NirantK / Hinglish

Hinglish Text Classification
MIT License
30 stars 10 forks source link

Remove Filipino and non-Hinglish data #8

Closed NirantK closed 4 years ago

NirantK commented 4 years ago

They have included Filipino tweets in a dataset of Hinglish tweets 🤦‍♂

I wonder how did they assign it a sentiment - do they speak Filipino too?

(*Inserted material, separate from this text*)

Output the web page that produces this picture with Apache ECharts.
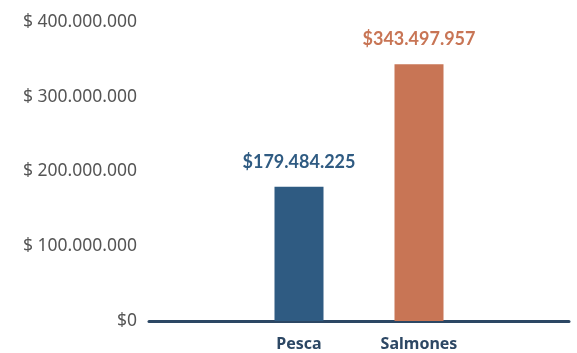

The truncated tweets also indicate that this was longer 280 char tweet, which they truncated to 140 characters.

Example:

happy birthday seatmate thank you kasi masginanahan ako magaral kasi katabi ko kayo ni dom hahahhah thank you are https t co jyeeskiyf

which translates to:

happy birthday seatmate thank you for helping me study because i was with you hahahhah thank you are https t co jyeeskiyf
NirantK commented 4 years ago

Notebook shows how 532 tweets add vocabulary from 27 additional languages which we do not want.

Since these are less than 3% of our tagged set, it might be a good idea to drop these 532 tweets to reduce the variance in character set?

meghanabhange commented 4 years ago

Alright, I'll check this out. I think we should be able to drop it without much of an impact

meghanabhange commented 4 years ago

Resolved by #19